Unwinding the Carry Trade

Unwinding the Carry Trade

On the 5th of August, the global markets suffered a meltdown, unleashed by a policy shift from the Bank of Japan and reignited fears of a US Recession. In this article, we’ll look into how the policy shift from the BoJ caused an unraveling of the Japanese yen carry trade.

But first, what is the carry trade?

It is broadly defined as using a low-yielding currency to buy higher-yielding foreign assets. So for the Yen carry trade, it involves borrowing the Japanese yen with low interest rates and then using it to invest in assets that generate attractive returns.

These assets could range from tech stocks to government bonds. As long as the Yen stays low against the US dollar, the investor can pay back what was borrowed and still make a profit.

The Yen carry trade has been popular among investors because Japan was giving out “free money” as it kept its borrowing costs ultra-low.
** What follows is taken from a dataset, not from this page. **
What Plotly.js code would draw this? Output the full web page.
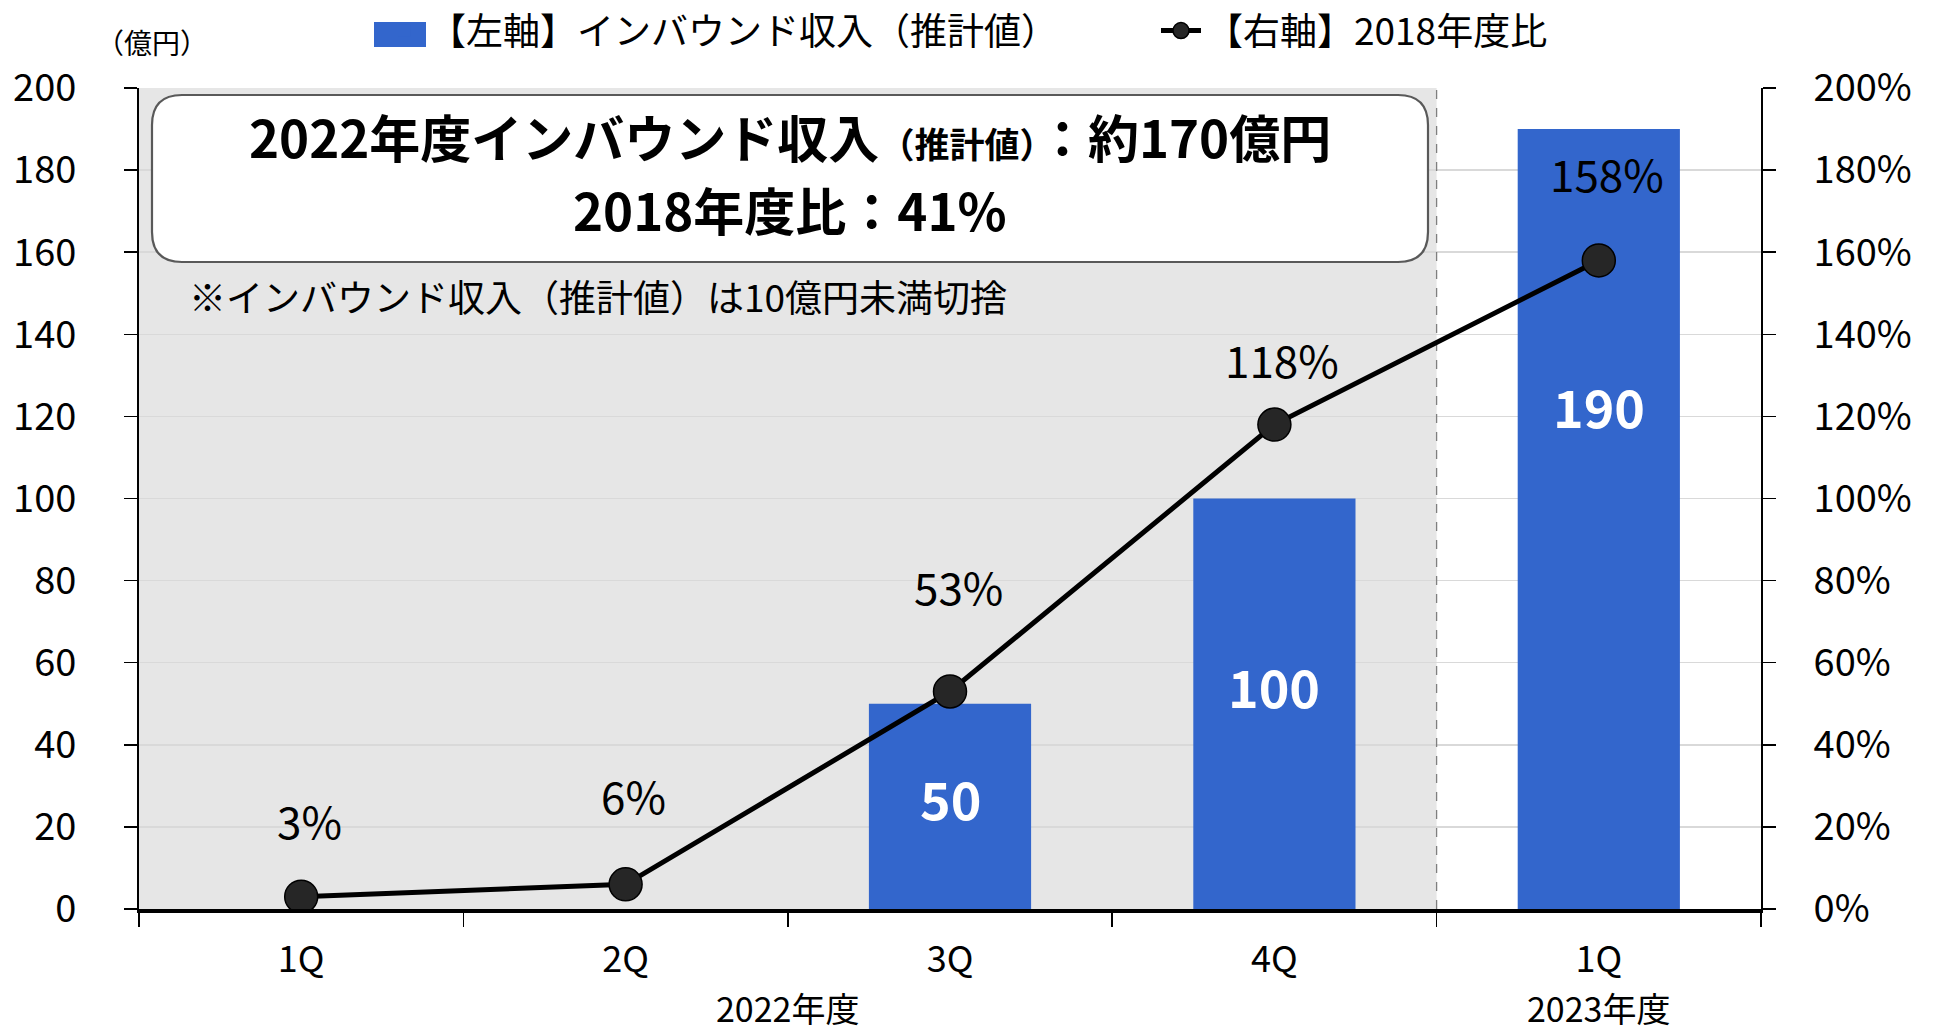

The Bank of Japan has not raised rates since 2007, 17 years ago, keeping it between 0 and - 0.1%.

During this same period, the Japanese Yen had weakened steadily against the US Dollar, with the USDJPY rising to historic highs of 160 by mid-2024. And as the yen kept falling, the loans became even cheaper to repay, and the payoffs became that much bigger.

The BOJ Changes Its Stance in March 2024

Following several unsuccessful currency interventions to manage the weakness of the Japanese Yen, finally, in March 2024, the BoJ decided to end its negative rates regime by hiking rates to 0.1% after 17 years. This decision was not so much because of the Yen weakness but was mainly because the BoJ’s 2% inflation target was in sight after wages showed strong salary increases of 5.3% at large firms and also that the BoJ believed wages would continue to increase steadily. But because the BoJ said that financial conditions are set to remain "accommodative" and gave no signals on further interest rate hikes, the impact on the Japanese Yen was minimal and actually, it continued to weaken against the US dollar.

Fast Forward to July 2024

On July 11th the US CPI was released at 3%, signaling a steady slowdown in inflation growth, toward the Federal Reserve’s inflation target level of 2-3%. This alerted markets that the Federal Reserve could decide to begin cutting its interest rates as soon as at the September meeting.

Then on the 31st of July, the BOJ surprised markets by raising interest rates to a 15-year high of 0.25% and that they would reduce the rate of bond buying significantly. The combination of the 2 news had a massive impact as the yen rose 14% against the dollar in less than a month between July 10 to August 5.

The yen’s appreciation mirrored past episodes, such as the 1998 Long-Term Capital Management hedge fund collapse and the 2007 subprime mortgage crisis, where the yen appreciated 20% from its low.

So now we have a dangerous concoction

1)        Investors borrowing huge amounts of Japanese Yen

2)        Speculation of rate cuts for the US

3)        Anticipation that the BoJ could hike rates further

This led to growing fear from the investors that history could repeat itself, traders dumped assets to meet margin calls, resulting in a massive selloff in equities and other currencies. Trillions of dollars were erased from equity values around the world where the Nikkei 225 erased all its gains this year as it dropped by 12.4%, the worst day since the “Black Monday” of 1987, the S&P500 and DJI fell by 4%, and 3% respectively.

As quickly as the global markets crashed, it recovered the very next day. Probably helped by the BoJ suddenly announcing that they would not be hiking rates during volatile market conditions. Casting some doubt and uncertainty over their conviction along this path of monetary tightening.

It is unlikely that the market will go back to a carry environment anytime soon with the Fed cutting and the BoJ hiking and depending on what you’ve read, many analysts have indicated that the unwinding is about half done.

But watch out for possible signaling of rapid interest rate cuts from the Federal Reserve which could make matters worse for the global carry trade. Further sell-off could even prompt a recession, given negative wealth effects and tighter credit conditions.

Ultimately, there will be a lot more volatility and possible bigger shocks coming for the market. But, only with volatility comes great opportunities.

Please remember, to trade safe and invest smart.